I know, I know. A whole book on the analogy of hockey to Catholic faith? It sounds like one of those Saturday Night Live sketches that starts well and then drags on for minutes that seem like days. But the book is actually not that long (199 pages) and flows nicely due to Bormes's style. She punctuates her points with parables, personal stories, and historic moments from hockey as well as other sports. What's more, Bormes is able to take on all sorts of topics of faith and morals in a way that makes them more understandable. She understands that arcane dogmas and moral codes are not off-putting: sports parents, especially dads, instinctively catechize their own children in the most obscure quasi-theological topics such as the nature of the infield fly rule, what constitutes pass interference, and what off-side means. Bormes doesn't cite the particular passage in the book, but it's this insight of St. Paul that captured Bormes when she first started to think about sports as a religion: “An athlete is not crowned unless he competes according to the rules” (2 Tim 2:5).
Life Outside of the Rules
I met Alyssa nine years ago when she was taking a course from my wife in the master's program in Catholic Studies at the University of St.
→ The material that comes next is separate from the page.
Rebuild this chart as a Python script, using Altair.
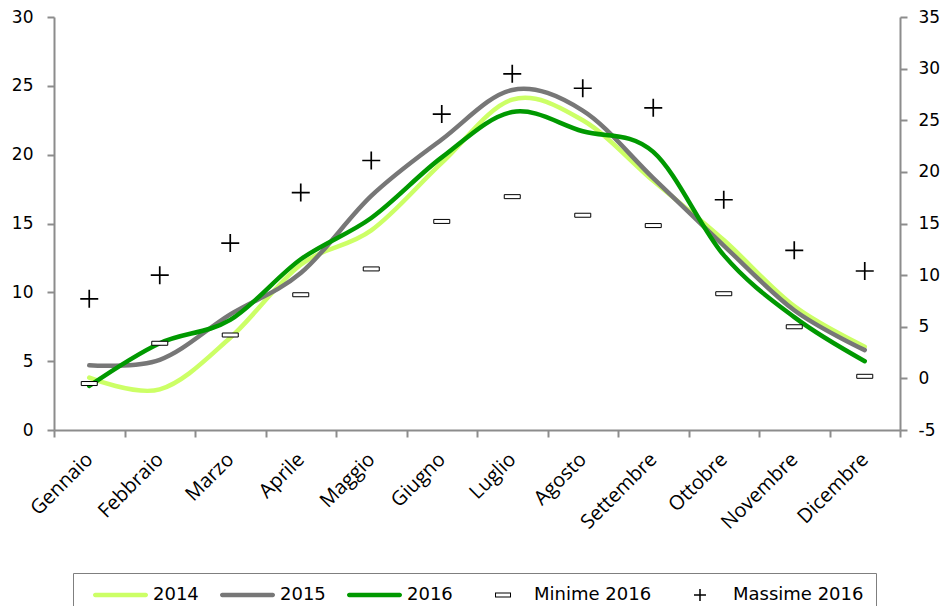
import altair as alt
import pandas as pd

mesi = ["Gennaio", "Febbraio", "Marzo", "Aprile", "Maggio", "Giugno",
        "Luglio", "Agosto", "Settembre", "Ottobre", "Novembre", "Dicembre"]

t2014 = [3.8, 2.95, 6.7, 12.0, 14.5, 19.4, 24.0, 22.5, 18.1, 13.8, 9.0, 6.05]
t2015 = [4.7, 5.1, 8.4, 11.4, 17.0, 21.1, 24.7, 23.2, 18.3, 13.4, 8.7, 5.8]
t2016 = [3.2, 6.3, 8.0, 12.4, 15.4, 19.8, 23.1, 21.7, 20.2, 12.7, 8.2, 5.0]

minime_2016 = [-0.5, 3.4, 4.2, 8.1, 10.6, 15.2, 17.6, 15.8, 14.8, 8.2, 5.0, 0.2]
massime_2016 = [7.7, 10.0, 13.1, 18.0, 21.1, 25.6, 29.5, 28.1, 26.2, 17.3, 12.4, 10.4]

anni = ["2014", "2015", "2016"]
colori_anni = ["#ccff66", "#777777", "#009900"]
serie = ["2014", "2015", "2016", "Minime 2016", "Massime 2016"]
colori = ["#ccff66", "#777777", "#009900", "#000000", "#000000"]

# legend symbol shapes (symbolSize 3969 -> 31.5 px per unit)
bar = "M-0.676,-0.07H0.93A0.07,0.07 0 0 1 0.93,0.07H-0.676A0.07,0.07 0 0 1 -0.676,-0.07Z"
ring = "M-0.079,-0.079H0.429V0.079H-0.079ZM-0.047,-0.048V0.048H0.397V-0.048Z"
plus = "M-0.079,-0.024H0.087V-0.19H0.135V-0.024H0.301V0.024H0.135V0.19H0.087V0.024H-0.079Z"
forme_legenda = [bar, bar, bar, ring, plus]

df_lines = pd.DataFrame({
    "mese": mesi * 3,
    "serie": ["2014"] * 12 + ["2015"] * 12 + ["2016"] * 12,
    "valore": t2014 + t2015 + t2016,
})
df_min = pd.DataFrame({"mese": mesi, "valore": minime_2016})
df_max = pd.DataFrame({"mese": mesi, "valore": massime_2016})
df_leg = pd.DataFrame({"serie": serie})

x_enc = alt.X(
    "mese:N",
    sort=mesi,
    bandPosition=0.5,
    scale=alt.Scale(type="band", domain=mesi, paddingInner=0, paddingOuter=0),
    axis=alt.Axis(title=None, tickBand="extent", labelAngle=-45, labelAlign="right",
                  labelBaseline="middle", labelFont="Open Sans",
                  labelFontSize=20, labelPadding=19),
)

y_left = alt.Y("valore:Q",
               scale=alt.Scale(domain=[0, 30], nice=False, zero=False),
               axis=alt.Axis(title=None, orient="left", values=list(range(0, 31, 5)), labelPadding=14))
y_right = alt.Y("valore:Q",
                scale=alt.Scale(domain=[-5, 35], nice=False, zero=False),
                axis=alt.Axis(title=None, orient="right", values=list(range(-5, 36, 5)), labelPadding=11,
                              labelExpr="datum.value < 0 ? '-' + abs(datum.value) : datum.label"))

lines = alt.Chart(df_lines).mark_line(strokeWidth=4.5, interpolate="cardinal", strokeCap="round").encode(
    x=x_enc,
    y=y_left,
    stroke=alt.Stroke("serie:N", scale=alt.Scale(domain=anni, range=colori_anni), legend=None),
)

minime_layer = alt.Chart(df_min).mark_point(
    shape="M-1,-0.25H1V0.25H-1Z", size=256, filled=True, fill="white",
    stroke="black", strokeWidth=1, opacity=1
).encode(x=x_enc, y=y_right)

massime_layer = alt.Chart(df_max).mark_point(
    shape="M-1,0H1M0,-1V1", size=324, filled=False, stroke="black",
    strokeWidth=1.7, opacity=1
).encode(x=x_enc, y=y_right)

leg_cfg = alt.Legend(
    orient="none", legendX=19, legendY=556, direction="horizontal", title=None,
    symbolSize=3969, symbolStrokeWidth=0, symbolOpacity=1, clipHeight=20,
    labelFont="DejaVu Sans", labelFontSize=18, labelColor="black", labelOffset=5,
    columnPadding=13, padding=12, strokeColor="#7f7f7f", fillColor="white", labelLimit=300,
)

legend_layer = alt.Chart(df_leg).transform_filter("false").mark_point(
    filled=True, opacity=1, size=3969
).encode(
    color=alt.Color("serie:N", scale=alt.Scale(domain=serie, range=colori), legend=leg_cfg),
    shape=alt.Shape("serie:N", scale=alt.Scale(domain=serie, range=forme_legenda), legend=leg_cfg),
)

chart = alt.layer(
    lines, alt.layer(minime_layer, massime_layer), legend_layer
).resolve_scale(y="independent").properties(
    width=846, height=413,
    padding={"left": 46, "top": 9, "right": 41, "bottom": 176},
    autosize=alt.AutoSizeParams(type="none"),
).configure_axis(
    domainColor="#8c8c8c", domainWidth=2, tickColor="#8c8c8c", tickWidth=2, tickSize=7,
    grid=False, labelFont="DejaVu Sans", labelFontSize=17, labelColor="#000000",
).configure_view(stroke=None)

chart.save("out.html", embed_options={"renderer": "svg", "actions": False})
Thomas in St. Paul, Minnesota. My wife had told me about a tall, broad-shouldered woman in her class with a great booming laugh, a great heart, and a great mind. Meeting Alyssa was a little like meeting a female Chesterton—deeply faithful, kind to all, and utterly commonsensical. Unlike Chesterton she was even somewhat practical. She certainly broke conventions but was in love with the commandments. But she hadn't always competed in life according to the rules. This Thanksgiving I sat down with her to talk a little bit about her book and her life.